Local action guidance is based on energy functions and score-matching theory. The reverse diffusion process is modified as:

\[\mathbf{z}_{t-1} = \tilde{\mathbf{z}}_{t-1} - \sum_{k=1}^K \lambda_t^k \nabla_{\mathbf{z}_t} \mathcal{E}(\mathbf{c}^k, \mathbf{z}_t)\]

where \(\mathcal{E}\) is the energy function (using L2 distance in the latent space), and \(\lambda_t^k\) is the guidance weight.

Guidance weight estimation: Uses GAT (Graph Attention Networks) to model the attention coefficients between action nodes and the global motion node in the semantic graph as guidance weights; users can also manually adjust the \(\rho\) parameter to scale up or down the guidance intensity.

Hierarchical diffusion: Divides diffusion into three levels—the motion level provides a coarse initial value, the action level exerts local action guidance, and the detail level further refines the generation to conform to the original description.

Loss & Training¶

The three levels are trained independently, and the total loss is: \(\mathcal{L} = \mathcal{L}_M + \mathcal{L}_A + \mathcal{L}_S\)

Each level is a standard diffusion denoising loss (MSE), accelerated with DDIM (50 steps).

Key Experimental Results¶

Main Results¶

Comparison with SOTA methods on the HumanML3D dataset:

Method	R-Top3 ↑	FID ↓	MM-Dist ↓	Diversity →	MModality ↑
MDM	0.611	0.544	5.566	9.559	2.799
MLD	0.772	0.473	3.196	9.724	2.413
T2M-GPT	0.775	0.116	3.118	9.761	1.856
ReMoDiffuse	0.795	0.103	2.974	9.018	1.795
GuidedMotion	0.788	0.057	3.040	9.864	2.473

GuidedMotion significantly leads on the FID metric with 0.057 (the second best being 0.103), and its multi-modality outperforms most methods.

Ablation Study¶

Ablation of each module on HumanML3D:

Motion Level	Action Level	Detail Level	Local Action Guidance	R-Top3 ↑	FID ↓
✓				0.760	0.186
✓	✓			0.771	0.133
✓	✓		✓	0.778	0.119
✓	✓	✓		0.769	0.107
✓	✓	✓	✓	0.788	0.057

Local action guidance brings significant improvements with or without the detail level.

Comparison on the complex motion subset (\(\ge 3\) local actions and \(\ge 150\) frames):

Method	R-Top3 ↑	FID ↓
MLD	0.710	0.783
T2M-GPT	0.712	0.314
GuidedMotion	0.732	0.144

The advantage on complex motions is more pronounced.

Key Findings¶

The local-to-global paradigm reduces the difficulty of directly generating complex global motions.
By sampling different combinations of local actions, diverse motions that satisfy different user preferences can be generated.
The guidance weight supports continuous adjustment, enabling fine-grained control over motion trajectories and poses.
The method also achieves SOTA on the KIT dataset (FID 0.213, MModality 4.138).

Highlights & Insights¶

The local-to-global paradigm is more controllable than direct global generation, showing a particularly outstanding advantage for complex motions.
The design of semantic graph parsing + GAT weight estimation provides the method with strong interpretability.
Users can flexibly combine preferred local actions without repeatedly adjusting the text prompt.
The three-stage strategy of hierarchical diffusion effectively balances generation stability and detail quality.

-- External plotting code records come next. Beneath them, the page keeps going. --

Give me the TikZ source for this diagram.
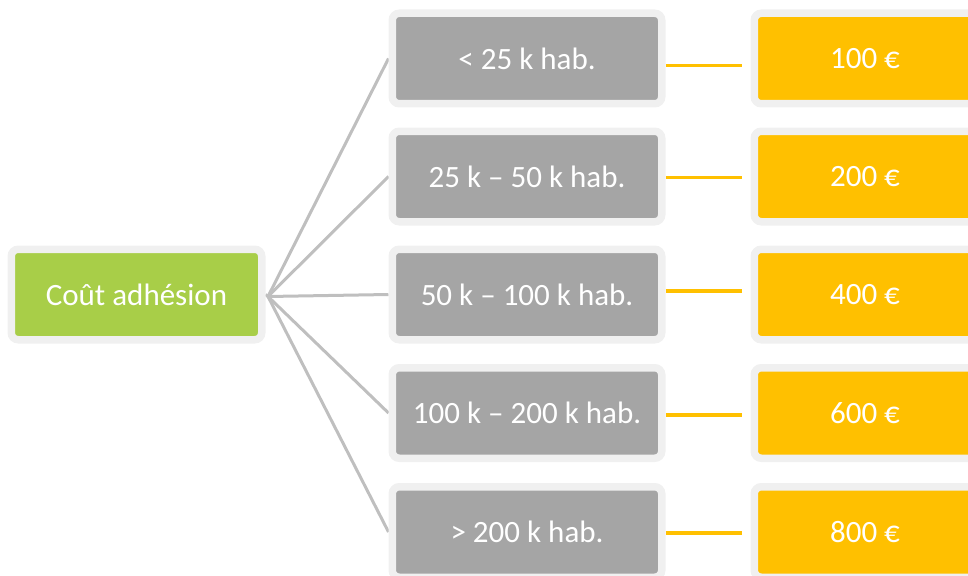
\documentclass[tikz,border=0pt]{standalone}
\usepackage{fontspec}
\setmainfont{Carlito}
\usetikzlibrary{backgrounds}
\definecolor{boxgreen}{HTML}{A8CE48}
\definecolor{boxgray}{HTML}{A5A5A5}
\definecolor{boxyellow}{HTML}{FFC000}
\definecolor{rimgray}{HTML}{F0F0F0}
\definecolor{linegray}{HTML}{BFBFBF}
\begin{document}
\begin{tikzpicture}[x=1pt,y=-1pt,
  box/.style={draw=rimgray, line width=7.5pt, rounded corners=7pt, text=white,
    font=\fontsize{31}{37}\selectfont, inner sep=0pt, minimum height=90.5pt},
  rootbox/.style={box, fill=boxgreen, minimum width=250.5pt},
  rangebox/.style={box, fill=boxgray, minimum width=269.5pt},
  pricebox/.style={box, fill=boxyellow, minimum width=221.5pt},
  branch/.style={draw=linegray, line width=3pt},
  link/.style={draw=boxyellow, line width=3.5pt, shorten >=8.5pt}]
\useasboundingbox (0,0) rectangle (968,575);
\clip (0,0) rectangle (968,575);
\node[rootbox] (root) at (136.5,294.5) {Coût adhésion};
\coordinate (hub) at (268,296.5);
\node[rangebox] (r1) at (527,58.5) {< 25 k hab.};
\node[rangebox] (r2) at (527,176.5) {25 k – 50 k hab.};
\node[rangebox] (r3) at (527,294.5) {50 k – 100 k hab.};
\node[rangebox] (r4) at (527,413) {100 k – 200 k hab.};
\node[rangebox] (r5) at (527,532) {> 200 k hab.};
\node[pricebox] (p1) at (865,58.5) {100 €};
\node[pricebox] (p2) at (865,176.5) {200 €};
\node[pricebox] (p3) at (865,294.5) {400 €};
\node[pricebox] (p4) at (865,413) {600 €};
\node[pricebox] (p5) at (865,532) {800 €};
\begin{scope}[on background layer]
  \foreach \i in {1,...,5} {
    \draw[branch] (hub) -- (r\i.west);
  }
  \foreach \i/\dy in {1/-7,2/-1,3/3.5,4/-2,5/-1} {
    \draw[link] ([yshift=\dy pt]r\i.east) -- ([yshift=\dy pt]p\i.west);
  }
  \draw[branch] (root.east) -- (hub);
\end{scope}
\end{tikzpicture}
\end{document}
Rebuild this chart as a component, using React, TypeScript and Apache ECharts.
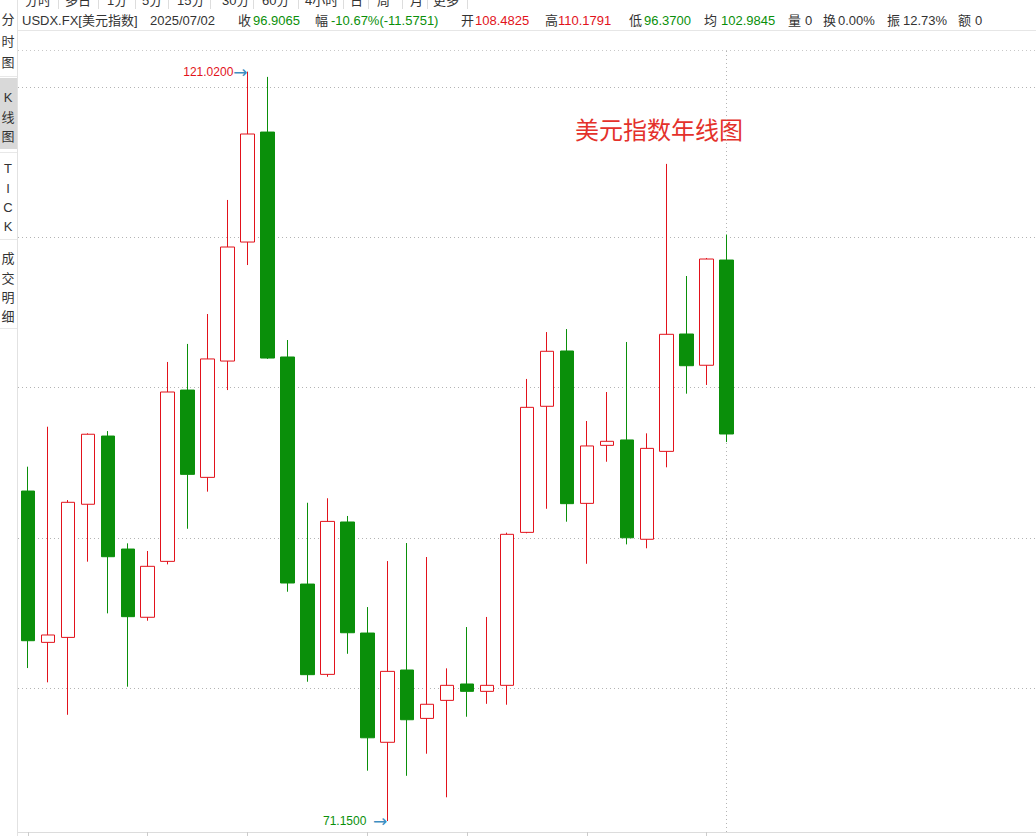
import React, { useEffect, useRef } from "react";
import * as echarts from "echarts";

// ---- Data (yearly USDX candles) ----
const years = [
  "1990","1991","1992","1993","1994","1995","1996","1997","1998","1999",
  "2000","2001","2002","2003","2004","2005","2006","2007","2008","2009",
  "2010","2011","2012","2013","2014","2015","2016","2017","2018","2019",
  "2020","2021","2022","2023","2024","2025",
];
const opens = [
  93.11, 83.04, 83.37, 92.23, 96.77, 89.25, 84.71, 88.43, 99.83, 94.02,
  101.76, 109.68, 117.0, 102.03, 86.92, 80.91, 91.05, 83.66, 76.39, 81.2,
  77.98, 79.18, 80.27, 79.78, 80.18, 90.36, 98.75, 102.43, 92.29, 96.15,
  96.51, 89.9, 95.75, 103.56, 101.48, 108.4825,
];
const closes = [
  83.15, 83.53, 92.36, 96.89, 88.74, 84.75, 88.1, 99.7, 94.22, 101.9,
  109.35, 116.87, 101.96, 86.99, 80.89, 91.09, 83.68, 76.69, 81.11, 77.89,
  78.92, 80.18, 79.78, 80.18, 90.23, 98.68, 102.41, 92.27, 96.11, 96.42,
  90.0, 95.95, 103.54, 101.45, 108.55, 96.9065,
];
const lows = [
  81.33, 80.38, 78.22, 88.41, 84.97, 80.09, 84.48, 88.23, 90.6, 93.07,
  99.83, 108.15, 101.9, 86.41, 80.42, 80.75, 82.28, 74.5, 71.15, 74.16,
  75.63, 72.73, 78.09, 78.95, 78.89, 90.3, 91.93, 91.07, 88.27, 95.06,
  89.56, 89.3, 94.69, 99.59, 100.17, 96.37,
];
const highs = [
  94.73, 97.39, 92.51, 96.95, 97.1, 89.63, 89.12, 101.7, 102.9, 104.89,
  112.48, 121.02, 120.67, 103.16, 92.33, 92.63, 91.45, 85.39, 88.45, 89.65,
  88.72, 81.31, 84.06, 84.73, 90.34, 100.57, 103.69, 103.89, 97.77, 99.7,
  103.03, 96.95, 114.88, 107.42, 108.62, 110.1791,
];
const gridValues = [80, 90, 100, 110, 120];
const tickYears = ["1990", "1996", "2001", "2007", "2012", "2018", "2024"];

const headerItems: [string, string][] = [
  ["收", "96.9065"],
  ["幅", "-10.67%(-11.5751)"],
  ["开", "108.4825"],
  ["高", "110.1791"],
  ["低", "96.3700"],
  ["均", "102.9845"],
  ["量", "0"],
  ["换", "0.00%"],
  ["振", "12.73%"],
  ["额", "0"],
];
const toolbarItems = ["分时", "多日", "1分", "5分", "15分", "30分", "60分", "4小时", "日", "周", "月", "更多"];
const sideGroups = [["分", "时", "图"], ["K", "线", "图"], ["T", "I", "C", "K"], ["成", "交", "明", "细"]];

const GREEN = "#0a8f0a";
const RED = "#e2121b";
const TXT = "#333333";
const FONT = '"Liberation Sans", "Noto Sans CJK SC", sans-serif';

export default function App() {
  const ref = useRef<HTMLDivElement>(null);

  useEffect(() => {
    if (!ref.current) return;
    const chart = echarts.init(ref.current, null, { renderer: "svg" });

    const candleData = years.map((_, i) => [opens[i], closes[i], lows[i], highs[i]]);
    let hiIdx = 0;
    let loIdx = 0;
    highs.forEach((h, i) => { if (h > highs[hiIdx]) hiIdx = i; });
    lows.forEach((l, i) => { if (l < lows[loIdx]) loIdx = i; });

    const graphics: any[] = [];
    // toolbar (cut off at the top, as in the source screenshot)
    const tbX = [25, 65, 107, 142, 177, 222, 262, 305, 350, 377, 410, 433];
    const tbSep = [58, 98, 135, 168, 210, 253, 298, 343, 368, 402, 427, 467];
    toolbarItems.forEach((t, i) => {
      graphics.push({ type: "text", x: tbX[i], y: 0, style: { text: t, fill: TXT, fontSize: 13, fontFamily: FONT, textAlign: "left", textVerticalAlign: "middle" } });
    });
    tbSep.forEach((sx) => {
      graphics.push({ type: "line", shape: { x1: sx + 0.5, y1: 0, x2: sx + 0.5, y2: 9 }, style: { stroke: "#dddddd", lineWidth: 1 } });
    });

    // header line
    graphics.push({ type: "text", x: 22, y: 20, style: { text: "USDX.FX[美元指数]", fill: TXT, fontSize: 13, fontFamily: FONT, textVerticalAlign: "middle" } });
    graphics.push({ type: "text", x: 150, y: 20, style: { text: "2025/07/02", fill: TXT, fontSize: 13, fontFamily: FONT, textVerticalAlign: "middle" } });
    const hLabelX = [238, 315, 461, 545, 629, 704, 788, 823, 887, 958];
    const hValX = [253, 331, 475, 558, 644, 721, 805, 838, 903, 975];
    const hColors = [GREEN, GREEN, RED, RED, GREEN, GREEN, TXT, TXT, TXT, TXT];
    headerItems.forEach(([lab, val], i) => {
      graphics.push({ type: "text", x: hLabelX[i], y: 20, style: { text: lab, fill: TXT, fontSize: 13, fontFamily: FONT, textVerticalAlign: "middle" } });
      graphics.push({ type: "text", x: hValX[i], y: 20, style: { text: val, fill: hColors[i], fontSize: 13, fontFamily: FONT, textVerticalAlign: "middle" } });
    });
    graphics.push({ type: "line", shape: { x1: 18, y1: 30.5, x2: 1036, y2: 30.5 }, style: { stroke: "#e6e6e6", lineWidth: 1 } });
    graphics.push({ type: "line", shape: { x1: 18, y1: 50.5, x2: 1036, y2: 50.5 }, style: { stroke: "#c8c8c8", lineWidth: 1, lineDash: [1, 3] } });

    // sidebar
    graphics.push({ type: "rect", shape: { x: 0, y: 78, width: 17, height: 71 }, style: { fill: "#d9d9d9" } });
    const sideY = [[19, 41, 62], [97, 117, 136], [168, 188, 207, 226], [258, 278, 297, 316]];
    sideGroups.forEach((g, gi) => {
      g.forEach((ch, ci) => {
        graphics.push({ type: "text", x: 8, y: sideY[gi][ci], style: { text: ch, fill: TXT, fontSize: 13, fontFamily: FONT, textAlign: "center", textVerticalAlign: "middle" } });
      });
    });
    [76, 152, 239, 328].forEach((ly) => {
      graphics.push({ type: "line", shape: { x1: 0, y1: ly + 0.5, x2: 17, y2: ly + 0.5 }, style: { stroke: "#e8e8e8", lineWidth: 1 } });
    });
    graphics.push({ type: "line", shape: { x1: 17.5, y1: 0, x2: 17.5, y2: 836 }, style: { stroke: "#e2e2e2", lineWidth: 1 } });

    // title
    graphics.push({ type: "text", x: 659, y: 128, style: { text: "美元指数年线图", fill: "#e4312b", fontSize: 24, fontFamily: '"Noto Sans CJK SC", sans-serif', textAlign: "center", textVerticalAlign: "middle" } });

    const tickSet = new Set(tickYears);

    const option: any = {
      animation: false,
      backgroundColor: "#ffffff",
      grid: { left: 18, top: 50, width: 1020, height: 782, show: false },
      xAxis: {
        type: "category",
        data: years,
        max: 50,
        boundaryGap: true,
        axisLine: { show: true, lineStyle: { color: "#dcdcdc" } },
        axisTick: {
          show: true,
          alignWithLabel: true,
          length: 5,
          interval: (_i: number, v: string) => tickSet.has(v),
          lineStyle: { color: "#cccccc" },
        },
        axisLabel: { show: false },
        splitLine: { show: false },
      },
      yAxis: {
        type: "value",
        min: 70.42,
        max: 122.46,
        axisLine: { show: false },
        axisTick: { show: false },
        axisLabel: { show: false },
        splitLine: { show: false },
      },
      graphic: graphics,
      series: [
        {
          type: "candlestick",
          z: 5,
          data: candleData,
          barWidth: 14,
          itemStyle: {
            color: "#ffffff",
            color0: GREEN,
            borderColor: RED,
            borderColor0: GREEN,
            borderWidth: 1,
          },
          markLine: {
            silent: true,
            z: 1,
            symbol: ["none", "none"],
            label: { show: false },
            lineStyle: { color: "#b4b4b4", type: [1, 3], width: 1 },
            data: [
              ...gridValues.map((v) => ({ yAxis: v })),
              { xAxis: years[years.length - 1] },
            ],
          },
          markPoint: {
            symbol: "circle",
            symbolSize: 0,
            silent: true,
            data: [
              {
                coord: [years[hiIdx], highs[hiIdx]],
                value: highs[hiIdx],
                label: {
                  show: true,
                  position: "left",
                  distance: 0,
                  formatter: "{v|" + highs[hiIdx].toFixed(4) + "}{a|→}",
                  rich: {
                    v: { color: RED, fontSize: 12, fontFamily: FONT },
                    a: { color: "#3d8ec2", fontSize: 17, fontFamily: '"DejaVu Sans", sans-serif' },
                  },
                },
              },
              {
                coord: [years[loIdx], lows[loIdx]],
                value: lows[loIdx],
                label: {
                  show: true,
                  position: "left",
                  distance: 0,
                  formatter: "{v|" + lows[loIdx].toFixed(4) + "}  {a|→}",
                  rich: {
                    v: { color: GREEN, fontSize: 12, fontFamily: FONT },
                    a: { color: "#3d8ec2", fontSize: 17, fontFamily: '"DejaVu Sans", sans-serif' },
                  },
                },
              },
            ],
          },
        },
      ],
    };

    chart.setOption(option);
    return () => chart.dispose();
  }, []);

  return (
    <div
      ref={ref}
      style={{ position: "absolute", left: 0, top: 0, width: 1036, height: 836, background: "#fff" }}
    />
  );
}
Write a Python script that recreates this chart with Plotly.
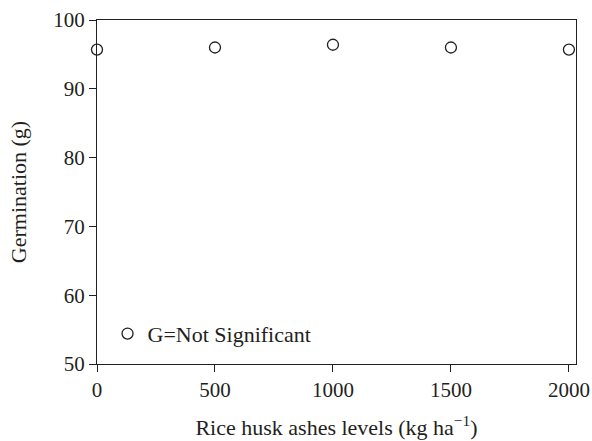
import plotly.graph_objects as go

levels = [0, 500, 1000, 1500, 2000]
germination = [95.7, 96.0, 96.4, 96.0, 95.7]
x_ticks = [0, 500, 1000, 1500, 2000]
y_ticks = [50, 60, 70, 80, 90, 100]

FONT = "Liberation Serif"
INK = "#231f20"

fig = go.Figure()
fig.add_trace(go.Scatter(
    x=levels, y=germination, mode="markers", name="G=Not Significant",
    marker=dict(symbol="circle-open", size=11, color=INK, line=dict(width=1.3, color=INK)),
    cliponaxis=False,
))

fig.update_layout(
    width=592, height=441,
    margin=dict(l=97, r=16, t=20, b=77, autoexpand=False),
    paper_bgcolor="white", plot_bgcolor="white",
    font=dict(family=FONT, size=21, color=INK),
    showlegend=True,
    legend=dict(x=0.022, y=0.088, xanchor="left", yanchor="middle",
                bgcolor="rgba(0,0,0,0)", font=dict(size=22, family=FONT, color=INK),
                itemwidth=30, tracegroupgap=0),
    xaxis=dict(range=[0, 2030], tickvals=x_ticks, ticks="outside", ticklen=7,
               tickcolor=INK, showline=True, linecolor=INK, linewidth=1.2,
               mirror=True, showgrid=False, zeroline=False, automargin=False,
               tickfont=dict(size=21, family=FONT, color=INK),
               title=dict(text="Rice husk ashes levels (kg ha<sup>−1</sup>)", standoff=18,
                          font=dict(size=22, family=FONT, color=INK))),
    yaxis=dict(range=[50, 100], tickvals=y_ticks, ticks="outside", ticklen=7,
               tickcolor=INK, showline=True, linecolor=INK, linewidth=1.2,
               mirror=True, showgrid=False, zeroline=False, automargin=False,
               tickfont=dict(size=21, family=FONT, color=INK),
               title=dict(text="Germination (g)", standoff=20,
                          font=dict(size=22, family=FONT, color=INK))),
)

fig.write_html("out.html")
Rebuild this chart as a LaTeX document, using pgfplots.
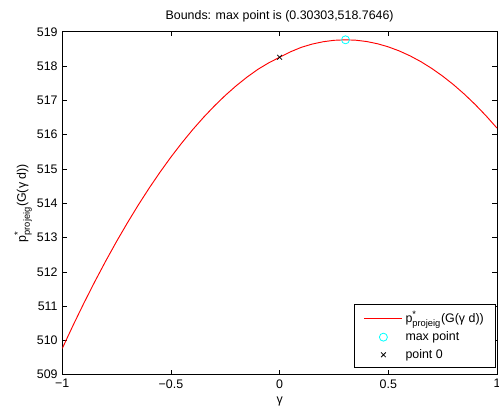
\documentclass[border=0pt]{standalone}
\usepackage{fontspec}
\setmainfont{Liberation Sans}
\usepackage{pgfplots}
\pgfplotsset{compat=1.18}
\definecolor{mcyan}{RGB}{0,255,255}
\definecolor{mred}{RGB}{255,0,0}

\begin{document}
\begin{tikzpicture}
\useasboundingbox (-46.7pt,-23.5pt) rectangle (327.5pt,281pt);
\begin{axis}[
    scale only axis,
    width=326pt, height=257.2pt,
    xmin=-1, xmax=1, ymin=509, ymax=519,
    xtick={-1,-0.5,0,0.5,1},
    xticklabels={−1,−0.5,0,0.5,1},
    ytick={509,510,...,519},
    /pgf/number format/assume math mode=true,
    tick align=inside,
    major tick length=3.5pt,
    tick style={black, line width=0.4pt},
    axis line style={line width=0.5pt},
    font=\fontsize{9.3pt}{11pt}\selectfont,
    title={Bounds: max point is (0.30303,518.7646)},
    title style={yshift=-2pt},
    xlabel={γ},
    ylabel={p$^{\mbox{\fontsize{7pt}{8pt}\selectfont *}}_{\mbox{\fontsize{7pt}{8pt}\selectfont projeig}}$(G(γ d))},
    ylabel shift=-3pt,
    legend image code/.code={\draw[mark repeat=2,mark phase=2,#1] plot coordinates {(0cm,0cm) (0.5cm,0cm) (1cm,0cm)};},
    legend style={at={(0.998,0.0216)}, anchor=south east, draw=black, line width=0.5pt,
        font=\fontsize{9.3pt}{11pt}\selectfont, row sep=1pt, inner xsep=7pt, inner ysep=3pt},
    legend cell align=left,
]
% curve
\addplot[color=mred, line width=0.7pt] coordinates {
    (-1.00,509.766) (-0.95,510.443) (-0.90,511.094) (-0.85,511.718) (-0.80,512.316)
    (-0.75,512.888) (-0.70,513.432) (-0.65,513.951) (-0.60,514.443) (-0.55,514.908)
    (-0.50,515.347) (-0.45,515.759) (-0.40,516.145) (-0.35,516.504) (-0.30,516.837)
    (-0.25,517.144) (-0.20,517.424) (-0.15,517.677) (-0.10,517.904) (-0.05,518.094)
    (0.00,518.255) (0.05,518.415) (0.10,518.546) (0.15,518.641) (0.20,518.708)
    (0.25,518.750) (0.30303,518.7646) (0.35,518.753) (0.40,518.715) (0.45,518.650)
    (0.50,518.559) (0.55,518.441) (0.60,518.297) (0.65,518.127) (0.70,517.929)
    (0.75,517.706) (0.80,517.456) (0.85,517.179) (0.90,516.876) (0.95,516.546)
    (1.00,516.190)};
% max point
\addplot[only marks, mark=o, mark size=3pt, color=mcyan, line width=0.6pt] coordinates {(0.30303,518.7646)};
% point 0
\addplot[only marks, mark=x, mark size=2.5pt, color=black, line width=0.6pt] coordinates {(0,518.255)};
\legend{p$^{\mbox{\fontsize{7pt}{8pt}\selectfont *}}_{\mbox{\fontsize{7pt}{8pt}\selectfont projeig}}$(G(γ d)), max point, point 0}
\end{axis}
\end{tikzpicture}
\end{document}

Limitations & Future Work¶

Semantic graph parsing relies on semantic role labeling tools, which may fail for non-standard or ambiguous descriptions.
Local action sampling uses MLD to generate individually, whose upper performance bound is restricted by the base model.
Guidance weight adjustment requires a certain level of user understanding, and the degree of automation could be further improved.

Rating¶

⭐⭐⭐⭐ Innovative paradigm, elegant local-to-global concept, clear advantages in complex motion scenarios, and solid experiments.